A more recent example of White House action during times of economic turmoil came about 10 years ago, when the subprime mortgage crisis fueled a broader collapse in the nation’s largest banks and dragged the globe into what many economists consider the worst economic downturn since the Great Depression of the 1930s.

Real GDP fell $650 billion, the unemployment rate peaked at 10% and household net worth fell $11.5 trillion.

A combination of legislation crafted under outgoing President George W. Bush and Barack Obama, who was elected in 2008, included massive stimulus initiatives such as the American Recovery and Reinvestment Act and the Troubled Asset Relief Program.

The toolkit

Advocacy for such bills is just an example of how few tools are available to the White House during economic duress, Nathan Sheets, chief economist at PGIM Fixed Income, said in an email.

“Most of the options are broadly ‘fiscal policy,’ and result in larger government budget deficits, but there are lots of different flavors,” Sheets wrote.

But relying on collaboration with Congress could prove tricky for Trump, especially with 23 Republicans in the GOP-controlled Senate and all of the House up for reelection in 2020. If Democrats win both chambers but fail to claim the White House, the likelihood of any major policy breakthroughs could prove a tougher goal.

“During the financial crisis, the government provided incentives for investment and sought to support the housing market,” Sheets continued. “In addition, the government provided a major bailout for the auto sector, as well as the never-to-be-forgotten ‘Cash for Clunkers’ program. All of these are examples of activist fiscal policy at work.”

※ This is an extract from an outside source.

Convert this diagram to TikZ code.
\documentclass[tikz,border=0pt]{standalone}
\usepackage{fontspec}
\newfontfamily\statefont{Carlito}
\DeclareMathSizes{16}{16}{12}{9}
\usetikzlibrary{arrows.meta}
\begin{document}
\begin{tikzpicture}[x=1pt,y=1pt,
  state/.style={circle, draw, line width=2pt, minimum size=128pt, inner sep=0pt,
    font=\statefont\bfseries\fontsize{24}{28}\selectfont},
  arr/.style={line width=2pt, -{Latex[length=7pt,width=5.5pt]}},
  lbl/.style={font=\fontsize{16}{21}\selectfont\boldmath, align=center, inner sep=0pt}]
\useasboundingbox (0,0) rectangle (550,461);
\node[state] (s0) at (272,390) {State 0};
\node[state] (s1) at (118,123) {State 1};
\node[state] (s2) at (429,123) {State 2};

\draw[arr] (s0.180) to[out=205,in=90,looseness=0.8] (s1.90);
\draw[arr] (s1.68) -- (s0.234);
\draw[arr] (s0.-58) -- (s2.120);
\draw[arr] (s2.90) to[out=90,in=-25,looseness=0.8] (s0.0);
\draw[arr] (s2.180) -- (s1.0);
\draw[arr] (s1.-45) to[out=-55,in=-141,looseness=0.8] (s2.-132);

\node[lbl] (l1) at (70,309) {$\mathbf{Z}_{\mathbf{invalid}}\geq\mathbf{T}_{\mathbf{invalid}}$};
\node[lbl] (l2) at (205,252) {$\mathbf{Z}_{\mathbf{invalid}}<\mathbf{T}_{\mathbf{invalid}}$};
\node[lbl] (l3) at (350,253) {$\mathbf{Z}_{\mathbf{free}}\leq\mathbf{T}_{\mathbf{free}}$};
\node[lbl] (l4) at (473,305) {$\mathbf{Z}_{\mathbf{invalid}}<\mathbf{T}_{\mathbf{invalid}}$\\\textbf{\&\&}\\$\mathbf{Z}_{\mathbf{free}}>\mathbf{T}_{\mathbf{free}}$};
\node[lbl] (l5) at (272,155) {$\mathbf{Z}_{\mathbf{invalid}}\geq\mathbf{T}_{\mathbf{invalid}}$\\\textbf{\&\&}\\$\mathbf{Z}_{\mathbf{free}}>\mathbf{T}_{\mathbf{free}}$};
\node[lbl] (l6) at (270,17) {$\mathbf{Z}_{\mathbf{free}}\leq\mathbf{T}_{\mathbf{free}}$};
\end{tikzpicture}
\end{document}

The economist added that direct increased expenditure, such as a new infrastructure program, would also work to boost GDP.

To be sure, the cause of, and remedy for, any individual recession are out of the hands of any single policymaker and more often a function of cyclical market trends.

But in addition to large spending bills, presidents can push for temporary or permanent tax cuts, as Reagan did in the 1980s.

“All of this is in addition increased spending on various ‘automatic stabilizers’ such as unemployment payments,” Sheets added. “During the financial crisis, an important part of discretionary fiscal policy was a decision to extend the duration of unemployment payments. I’d guess that this would be done again.”

Such automatic stabilizers spring into action when incomes slip, reducing tax liabilities and broadening eligibility for transfer programs, such as food stamps and unemployment insurance, which help buttress income. Those stabilizers temper the economy when it overheats and raise the bar for government aid.

What remains to be seen, Sheets warned, is just how effective any government invention would be in light of already-steep deficit spending.

“The recent expansion of the deficit does complicate the decision of whether to provide stimulus and, if so, what to provide. … During a recession, we could easily be looking at a return double-digit deficits,” he wrote.

Though the economist said he didn’t think that would blunt any crisis remedies, it “does mean that we’d be in an even deeper fiscal hole once the recession abated.”